[Start of PROVIDED RECORDS]

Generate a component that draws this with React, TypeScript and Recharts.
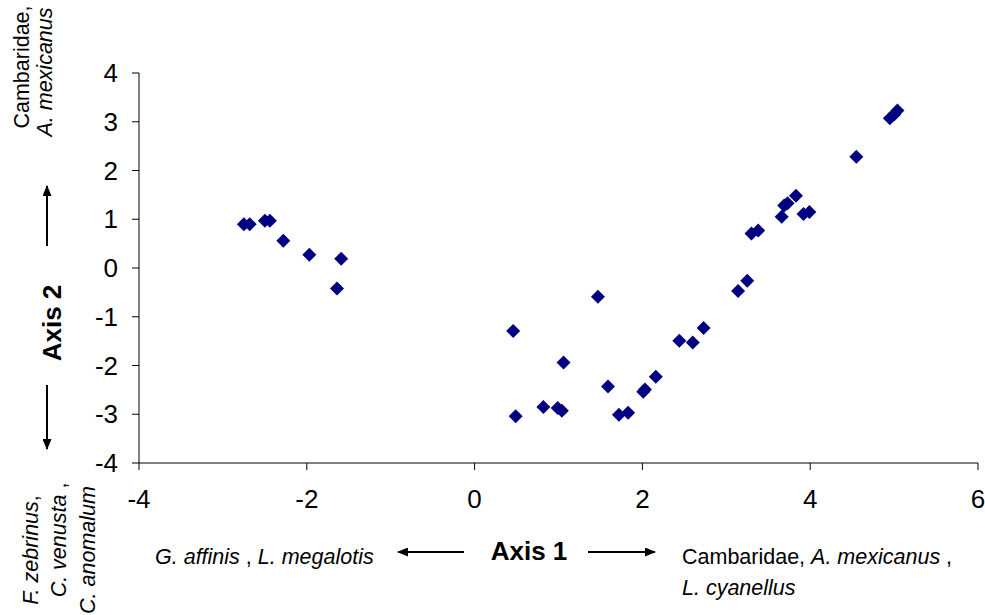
import { Scatter, ScatterChart, XAxis, YAxis } from "recharts";

// Site scores on the first two ordination axes
const axis1Scores = [
  -2.75, -2.68, -2.5, -2.44, -2.28, -1.97, -1.59, -1.64,
  1.47, 0.46, 2.44, 1.06, 2.16, 1.59, 2.03, 2.01, 0.82, 0.99, 1.04, 0.49, 1.72, 1.83,
  2.6, 2.73, 3.14, 3.25, 3.3, 3.38, 3.66, 3.69, 3.73, 3.83, 3.92, 3.99,
  4.55, 4.95, 5.0, 5.04,
];
const axis2Scores = [
  0.9, 0.9, 0.97, 0.97, 0.56, 0.27, 0.19, -0.42,
  -0.59, -1.29, -1.49, -1.94, -2.23, -2.43, -2.49, -2.54, -2.85, -2.87, -2.93, -3.04, -3.01, -2.97,
  -1.53, -1.23, -0.47, -0.26, 0.71, 0.77, 1.05, 1.28, 1.33, 1.48, 1.11, 1.15,
  2.28, 3.07, 3.15, 3.23,
];

const xTicks = [-4, -2, 0, 2, 4, 6];
const yTicks = [-4, -3, -2, -1, 0, 1, 2, 3, 4];

const points = axis1Scores.map((x, i) => ({ x, y: axis2Scores[i] }));

const NAVY = "#000080";
const FONT = "'Liberation Sans', Arial, sans-serif";

function Diamond(props: any) {
  const { cx, cy } = props;
  const r = 7;
  return (
    <polygon
      points={`${cx},${cy - r} ${cx + r},${cy} ${cx},${cy + r} ${cx - r},${cy}`}
      fill={NAVY}
    />
  );
}

function Annotations() {
  const small = { fontFamily: FONT, fontSize: 21.5, fill: "#000" };
  return (
    <svg
      width={985}
      height={615}
      style={{ position: "absolute", left: 0, top: 0, pointerEvents: "none" }}
    >
      <defs>
        <marker id="head" markerWidth="11" markerHeight="9" refX="10" refY="4.5" orient="auto" markerUnits="userSpaceOnUse">
          <path d="M0,0 L11,4.5 L0,9 Z" fill="#000" />
        </marker>
      </defs>

      {/* Axis 1 caption */}
      <text x={529} y={560} textAnchor="middle" fontFamily={FONT} fontSize={26} fontWeight="bold">
        Axis 1
      </text>
      <line x1={464} y1={552} x2={398} y2={552} stroke="#000" strokeWidth={2} markerEnd="url(#head)" />
      <line x1={588} y1={552} x2={655} y2={552} stroke="#000" strokeWidth={2} markerEnd="url(#head)" />
      <text x={155} y={564} {...small}>
        <tspan fontStyle="italic">G. affinis</tspan> , <tspan fontStyle="italic">L. megalotis</tspan>
      </text>
      <text x={682} y={564} {...small}>
        Cambaridae, <tspan fontStyle="italic">A. mexicanus</tspan> ,
      </text>
      <text x={682} y={595} {...small}>
        <tspan fontStyle="italic">L. cyanellus</tspan>
      </text>

      {/* Axis 2 caption */}
      <text
        x={0}
        y={0}
        transform="translate(61,323) rotate(-90)"
        textAnchor="middle"
        fontFamily={FONT}
        fontSize={26}
        fontWeight="bold"
      >
        Axis 2
      </text>
      <line x1={47} y1={246} x2={47} y2={186} stroke="#000" strokeWidth={2} markerEnd="url(#head)" />
      <line x1={47} y1={385} x2={47} y2={449} stroke="#000" strokeWidth={2} markerEnd="url(#head)" />

      <text transform="translate(29,67) rotate(-90)" textAnchor="middle" {...small}>
        Cambaridae,
      </text>
      <text transform="translate(52,72) rotate(-90)" textAnchor="middle" {...small}>
        <tspan fontStyle="italic">A. mexicanus</tspan>
      </text>

      <text transform="translate(38,550) rotate(-90)" textAnchor="middle" {...small}>
        <tspan fontStyle="italic">F. zebrinus</tspan>,
      </text>
      <text transform="translate(66,540) rotate(-90)" textAnchor="middle" {...small}>
        <tspan fontStyle="italic">C. venusta</tspan> ,
      </text>
      <text transform="translate(95,550) rotate(-90)" textAnchor="middle" {...small}>
        <tspan fontStyle="italic">C. anomalum</tspan>
      </text>
    </svg>
  );
}

export default function App() {
  const tick = { fontSize: 26, fill: "#000", fontFamily: FONT };
  return (
    <div style={{ position: "absolute", left: 0, top: 0, width: 985, height: 615, background: "#fff" }}>
      <ScatterChart width={985} height={615} margin={{ top: 73, right: 7, bottom: 92, left: 79 }}>
        <XAxis
          type="number"
          dataKey="x"
          domain={[-4, 6]}
          ticks={xTicks}
          height={60}
          tick={tick}
          tickSize={7}
          tickMargin={20}
          stroke="#000"
          allowDataOverflow
        />
        <YAxis
          type="number"
          dataKey="y"
          domain={[-4, 4]}
          ticks={yTicks}
          width={60}
          tick={tick}
          tickSize={7}
          tickMargin={14}
          stroke="#000"
          allowDataOverflow
        />
        <Scatter data={points} shape={<Diamond />} isAnimationActive={false} />
      </ScatterChart>
      <Annotations />
    </div>
  );
}
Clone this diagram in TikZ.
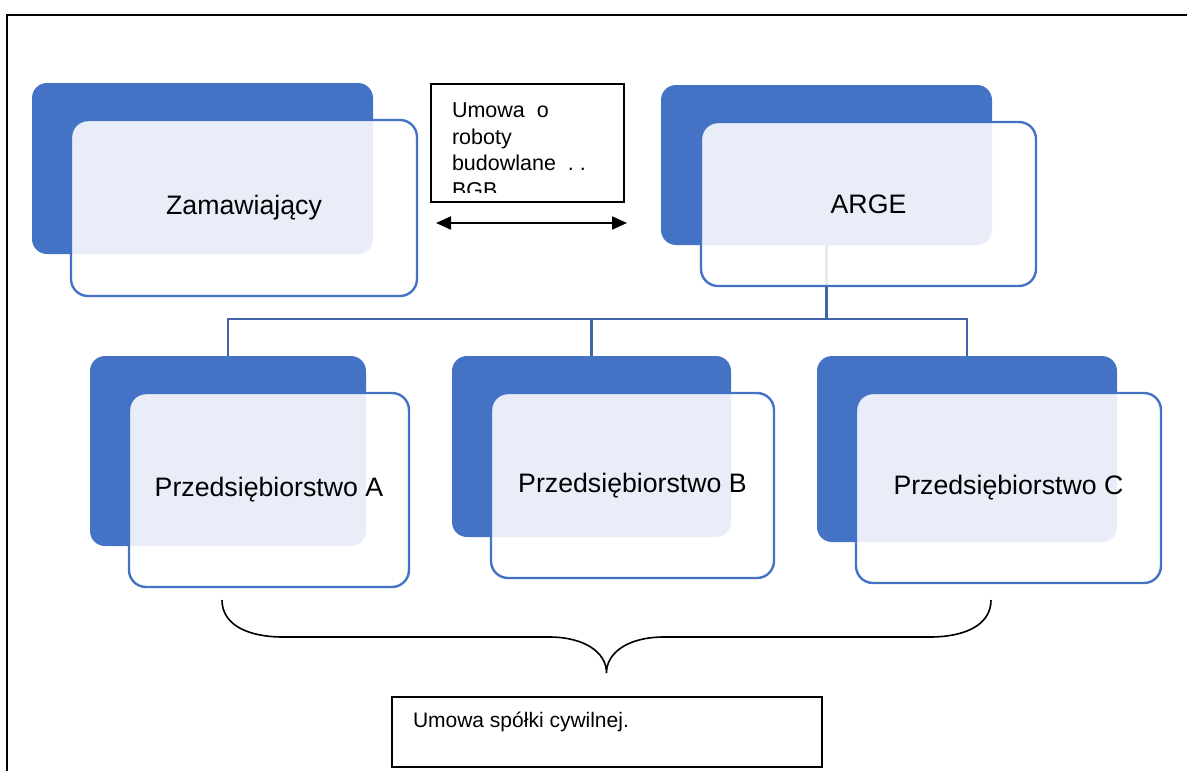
\documentclass[tikz,border=0pt]{standalone}
\usepackage{fontspec}
\setmainfont{Liberation Sans}
\usepackage{tikz}
\usetikzlibrary{positioning,arrows.meta}
\definecolor{cardblue}{HTML}{4472C4}
\definecolor{linkblue}{HTML}{4164AA}
\tikzset{
  backcard/.style={rectangle,rounded corners=15pt,fill=cardblue,draw=none,outer sep=0pt},
  frontcard/.style={rectangle,rounded corners=17pt,draw=cardblue,line width=2.4pt,
    fill=white,fill opacity=0.88,text opacity=1,outer sep=0pt,
    font=\fontsize{26.7}{32}\selectfont},
  textbox/.style={rectangle,draw=black,line width=1.5pt,fill=white,outer sep=0pt},
  plain/.style={inner sep=0pt,outer sep=0pt,minimum width=0pt,minimum height=0pt},
  link/.style={draw=linkblue,line width=2.4pt},
  biarrow/.style={{Triangle[length=15pt,width=13pt]}-{Triangle[length=15pt,width=13pt]},line width=2pt},
  frame/.style={draw=black,line width=2pt}
}
\begin{document}
\begin{tikzpicture}[x=1pt,y=-1pt]
  \useasboundingbox (0,0) rectangle (1187,771);
  \draw[frame] (1187,14.5) -| (7,771);

  % back cards
  \node[backcard,minimum width=341pt,minimum height=171pt] (zamB) at (202.5,168.5) {};
  \node[backcard,minimum width=331pt,minimum height=160pt] (argeB) at (826.5,165) {};
  \node[backcard,minimum width=276pt,minimum height=190pt] (firmaAB) at (228,451) {};
  \node[backcard,minimum width=279pt,minimum height=181pt] (firmaBB) at (591.5,446.5) {};
  \node[backcard,minimum width=300pt,minimum height=186pt] (firmaCB) at (967,449) {};

  % connectors
  \coordinate (bus) at (826.5,319);
  \draw[link] (argeB.south) -- (bus);
  \draw[link] (firmaAB.north) |- (bus);
  \draw[link] (firmaBB.north) |- (bus);
  \draw[link] (firmaCB.north) |- (bus);

  % front cards
  \node[frontcard,minimum width=346pt,minimum height=176pt,below right=37pt and 39pt of zamB.north west] (zam) {Zamawiający};
  \node[frontcard,minimum width=335pt,minimum height=164pt,below right=37pt and 40pt of argeB.north west] (arge) {ARGE};
  \node[frontcard,minimum width=280pt,minimum height=194pt,below right=37pt and 39pt of firmaAB.north west] (firmaA) {Przedsiębiorstwo A};
  \node[frontcard,minimum width=283pt,minimum height=185pt,below right=37pt and 39pt of firmaBB.north west] (firmaB) {Przedsiębiorstwo B};
  \node[frontcard,minimum width=305pt,minimum height=190pt,below right=37pt and 39pt of firmaCB.north west] (firmaC) {Przedsiębiorstwo C};

  % contract between client and ARGE
  \node[textbox,minimum width=193pt,minimum height=118pt,
    path picture={
      \clip ([yshift=10pt]path picture bounding box.south west) rectangle (path picture bounding box.north east);
      \node[plain,anchor=north west,align=left,font=\fontsize{21.5}{26.5}\selectfont]
        at ([xshift=21pt,yshift=-19pt]path picture bounding box.north west)
        {Umowa\ \ o\\roboty\\budowlane\ \ .\ .\\BGB};
    }] (bgb) at (527.5,143) {};
  \coordinate (arrL) at (436,223);
  \coordinate (arrR) at (627,223);
  \draw[biarrow] (arrL) -- (arrR);

  % brace over the partners
  \coordinate (braceL) at (222,600);
  \coordinate (braceR) at (991,600);
  \coordinate (braceTip) at (606.5,673);
  \draw[line width=1.6pt] (braceL) .. controls (222,626) and (250,637) .. (283,637) -- (549,637)
    .. controls (584,637) and (606.5,652) .. (braceTip)
    .. controls (606.5,652) and (629,637) .. (664,637) -- (930,637)
    .. controls (963,637) and (991,626) .. (braceR);

  % partnership agreement
  \node[textbox,minimum width=430pt,minimum height=70pt] (spolka) at (607,732) {};
  \node[plain,font=\fontsize{21}{25}\selectfont,below right=15pt and 21pt of spolka.north west] (spolkaText) {Umowa spółki cywilnej.};
\end{tikzpicture}
\end{document}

[End of PROVIDED RECORDS]

▶ _TASK BRIEF_: Everything from the first line to the line with "0, 1, 2, 3, 4];" must be repeated exactly, and nothing else. Leave the pictures out.

▶ _TASK ANSWER_:
Generate a component that draws this with React, TypeScript and Recharts.
import { Scatter, ScatterChart, XAxis, YAxis } from "recharts";

// Site scores on the first two ordination axes
const axis1Scores = [
  -2.75, -2.68, -2.5, -2.44, -2.28, -1.97, -1.59, -1.64,
  1.47, 0.46, 2.44, 1.06, 2.16, 1.59, 2.03, 2.01, 0.82, 0.99, 1.04, 0.49, 1.72, 1.83,
  2.6, 2.73, 3.14, 3.25, 3.3, 3.38, 3.66, 3.69, 3.73, 3.83, 3.92, 3.99,
  4.55, 4.95, 5.0, 5.04,
];
const axis2Scores = [
  0.9, 0.9, 0.97, 0.97, 0.56, 0.27, 0.19, -0.42,
  -0.59, -1.29, -1.49, -1.94, -2.23, -2.43, -2.49, -2.54, -2.85, -2.87, -2.93, -3.04, -3.01, -2.97,
  -1.53, -1.23, -0.47, -0.26, 0.71, 0.77, 1.05, 1.28, 1.33, 1.48, 1.11, 1.15,
  2.28, 3.07, 3.15, 3.23,
];

const xTicks = [-4, -2, 0, 2, 4, 6];
const yTicks = [-4, -3, -2, -1, 0, 1, 2, 3, 4];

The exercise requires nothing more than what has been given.